● Given exercise
Leave out all pictures and give back precisely the lines from the line with "Emit a single-file" to the line with "const ticksD = [0,50,100,150,200,250];", including those two lines.

● Entries supplied

-- Start --

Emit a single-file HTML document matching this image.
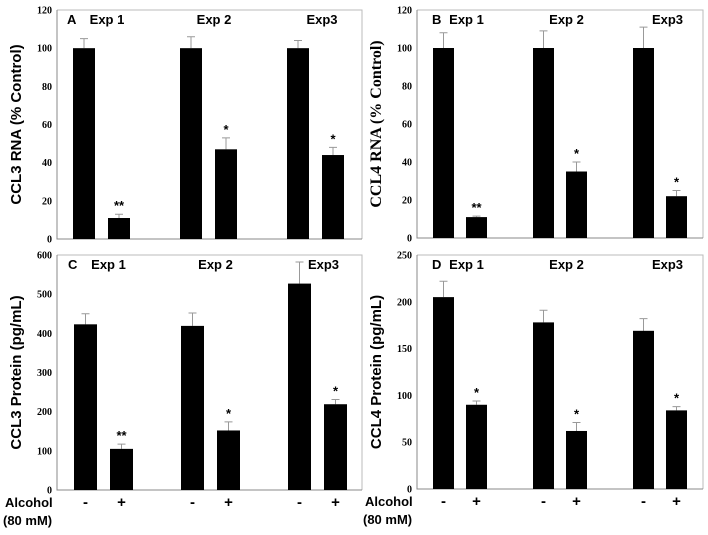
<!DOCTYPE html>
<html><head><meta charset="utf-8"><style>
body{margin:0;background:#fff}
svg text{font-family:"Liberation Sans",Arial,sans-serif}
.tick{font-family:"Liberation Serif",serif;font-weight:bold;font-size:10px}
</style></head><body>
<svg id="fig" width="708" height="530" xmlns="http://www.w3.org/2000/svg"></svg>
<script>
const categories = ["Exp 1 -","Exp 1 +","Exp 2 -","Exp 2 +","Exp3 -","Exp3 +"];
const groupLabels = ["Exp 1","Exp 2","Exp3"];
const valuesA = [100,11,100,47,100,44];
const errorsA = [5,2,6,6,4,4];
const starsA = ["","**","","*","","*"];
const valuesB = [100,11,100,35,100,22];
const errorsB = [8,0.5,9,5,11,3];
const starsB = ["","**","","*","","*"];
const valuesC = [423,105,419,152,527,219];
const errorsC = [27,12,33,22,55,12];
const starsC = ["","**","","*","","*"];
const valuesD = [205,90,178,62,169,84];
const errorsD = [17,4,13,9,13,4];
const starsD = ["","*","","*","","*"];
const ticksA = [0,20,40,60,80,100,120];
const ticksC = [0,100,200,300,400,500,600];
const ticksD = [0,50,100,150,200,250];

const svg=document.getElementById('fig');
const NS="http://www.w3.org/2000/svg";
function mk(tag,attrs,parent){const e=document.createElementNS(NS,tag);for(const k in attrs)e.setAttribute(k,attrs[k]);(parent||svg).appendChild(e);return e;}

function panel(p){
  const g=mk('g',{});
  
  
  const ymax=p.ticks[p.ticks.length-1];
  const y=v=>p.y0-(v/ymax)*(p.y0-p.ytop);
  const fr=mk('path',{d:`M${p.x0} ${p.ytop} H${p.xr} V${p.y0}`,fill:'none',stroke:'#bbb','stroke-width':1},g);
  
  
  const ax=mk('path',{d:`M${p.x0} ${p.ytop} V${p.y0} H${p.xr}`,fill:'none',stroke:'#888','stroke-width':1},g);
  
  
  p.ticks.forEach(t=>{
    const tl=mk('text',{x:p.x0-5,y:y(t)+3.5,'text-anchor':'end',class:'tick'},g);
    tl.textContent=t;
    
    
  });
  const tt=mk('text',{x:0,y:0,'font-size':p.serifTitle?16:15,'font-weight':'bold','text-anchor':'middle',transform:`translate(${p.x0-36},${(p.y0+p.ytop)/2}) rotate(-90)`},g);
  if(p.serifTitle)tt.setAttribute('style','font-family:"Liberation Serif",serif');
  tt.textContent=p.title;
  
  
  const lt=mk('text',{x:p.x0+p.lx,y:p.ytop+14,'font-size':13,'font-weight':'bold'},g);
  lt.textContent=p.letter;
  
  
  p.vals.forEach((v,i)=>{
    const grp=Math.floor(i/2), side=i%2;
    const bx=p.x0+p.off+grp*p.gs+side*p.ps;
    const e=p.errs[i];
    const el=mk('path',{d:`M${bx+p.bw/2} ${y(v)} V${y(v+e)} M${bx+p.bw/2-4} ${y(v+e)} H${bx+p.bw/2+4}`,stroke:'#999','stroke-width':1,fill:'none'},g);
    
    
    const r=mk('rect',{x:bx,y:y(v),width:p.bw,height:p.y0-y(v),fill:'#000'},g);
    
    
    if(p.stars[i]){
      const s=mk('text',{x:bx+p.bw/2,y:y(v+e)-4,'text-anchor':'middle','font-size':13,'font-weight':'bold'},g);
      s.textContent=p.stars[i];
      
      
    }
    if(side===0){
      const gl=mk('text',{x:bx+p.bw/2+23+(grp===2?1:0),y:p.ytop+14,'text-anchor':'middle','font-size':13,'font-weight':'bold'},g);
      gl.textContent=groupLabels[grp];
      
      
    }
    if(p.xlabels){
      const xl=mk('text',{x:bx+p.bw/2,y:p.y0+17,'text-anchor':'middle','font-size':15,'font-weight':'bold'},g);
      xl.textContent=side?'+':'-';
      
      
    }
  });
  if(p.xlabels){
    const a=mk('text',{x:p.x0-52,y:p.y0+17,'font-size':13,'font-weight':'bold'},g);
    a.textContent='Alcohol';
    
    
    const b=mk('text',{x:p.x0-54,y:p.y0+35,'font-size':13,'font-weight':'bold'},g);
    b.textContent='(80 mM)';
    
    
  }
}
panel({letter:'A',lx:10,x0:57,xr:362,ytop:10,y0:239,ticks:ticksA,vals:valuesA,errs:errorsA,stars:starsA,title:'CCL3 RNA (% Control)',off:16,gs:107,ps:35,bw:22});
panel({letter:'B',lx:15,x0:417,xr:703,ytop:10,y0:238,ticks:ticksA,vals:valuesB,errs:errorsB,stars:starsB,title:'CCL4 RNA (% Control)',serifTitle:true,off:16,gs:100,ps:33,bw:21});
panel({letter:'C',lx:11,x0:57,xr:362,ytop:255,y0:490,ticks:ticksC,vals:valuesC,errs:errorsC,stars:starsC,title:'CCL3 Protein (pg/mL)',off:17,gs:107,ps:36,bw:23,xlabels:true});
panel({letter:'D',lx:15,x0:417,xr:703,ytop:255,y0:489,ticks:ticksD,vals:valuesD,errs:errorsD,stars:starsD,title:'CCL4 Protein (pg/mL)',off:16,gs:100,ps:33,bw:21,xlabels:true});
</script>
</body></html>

-- End --
-- Start --

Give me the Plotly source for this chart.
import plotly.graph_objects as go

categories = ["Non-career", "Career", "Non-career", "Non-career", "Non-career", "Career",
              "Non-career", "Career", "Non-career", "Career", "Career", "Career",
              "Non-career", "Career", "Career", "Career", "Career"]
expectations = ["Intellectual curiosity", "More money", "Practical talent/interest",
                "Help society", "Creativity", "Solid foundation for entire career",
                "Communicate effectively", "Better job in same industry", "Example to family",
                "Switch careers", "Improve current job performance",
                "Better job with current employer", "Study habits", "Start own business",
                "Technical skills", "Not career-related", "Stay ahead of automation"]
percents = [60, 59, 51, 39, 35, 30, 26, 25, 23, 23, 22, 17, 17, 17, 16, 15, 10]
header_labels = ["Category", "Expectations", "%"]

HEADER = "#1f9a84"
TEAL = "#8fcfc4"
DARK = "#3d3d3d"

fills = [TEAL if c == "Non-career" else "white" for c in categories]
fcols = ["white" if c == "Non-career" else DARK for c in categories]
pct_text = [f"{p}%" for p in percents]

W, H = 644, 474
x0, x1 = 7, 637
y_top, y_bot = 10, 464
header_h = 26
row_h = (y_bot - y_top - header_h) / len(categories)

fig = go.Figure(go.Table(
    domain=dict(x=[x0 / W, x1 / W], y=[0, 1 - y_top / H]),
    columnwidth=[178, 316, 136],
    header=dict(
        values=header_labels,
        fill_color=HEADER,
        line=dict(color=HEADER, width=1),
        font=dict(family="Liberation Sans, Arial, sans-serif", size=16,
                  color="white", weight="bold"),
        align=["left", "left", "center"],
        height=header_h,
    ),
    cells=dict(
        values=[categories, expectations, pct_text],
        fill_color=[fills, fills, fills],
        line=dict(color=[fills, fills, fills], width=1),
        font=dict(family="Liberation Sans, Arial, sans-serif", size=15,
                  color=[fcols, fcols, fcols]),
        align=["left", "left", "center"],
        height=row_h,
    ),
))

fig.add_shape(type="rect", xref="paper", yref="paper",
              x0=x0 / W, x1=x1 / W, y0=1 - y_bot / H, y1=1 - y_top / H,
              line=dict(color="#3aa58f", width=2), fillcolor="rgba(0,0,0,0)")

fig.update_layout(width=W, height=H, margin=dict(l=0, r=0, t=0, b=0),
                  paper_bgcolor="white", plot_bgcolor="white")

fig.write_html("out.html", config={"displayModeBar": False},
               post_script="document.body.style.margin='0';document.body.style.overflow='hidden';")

-- End --

● Correct response
Emit a single-file HTML document matching this image.
<!DOCTYPE html>
<html><head><meta charset="utf-8"><style>
body{margin:0;background:#fff}
svg text{font-family:"Liberation Sans",Arial,sans-serif}
.tick{font-family:"Liberation Serif",serif;font-weight:bold;font-size:10px}
</style></head><body>
<svg id="fig" width="708" height="530" xmlns="http://www.w3.org/2000/svg"></svg>
<script>
const categories = ["Exp 1 -","Exp 1 +","Exp 2 -","Exp 2 +","Exp3 -","Exp3 +"];
const groupLabels = ["Exp 1","Exp 2","Exp3"];
const valuesA = [100,11,100,47,100,44];
const errorsA = [5,2,6,6,4,4];
const starsA = ["","**","","*","","*"];
const valuesB = [100,11,100,35,100,22];
const errorsB = [8,0.5,9,5,11,3];
const starsB = ["","**","","*","","*"];
const valuesC = [423,105,419,152,527,219];
const errorsC = [27,12,33,22,55,12];
const starsC = ["","**","","*","","*"];
const valuesD = [205,90,178,62,169,84];
const errorsD = [17,4,13,9,13,4];
const starsD = ["","*","","*","","*"];
const ticksA = [0,20,40,60,80,100,120];
const ticksC = [0,100,200,300,400,500,600];
const ticksD = [0,50,100,150,200,250];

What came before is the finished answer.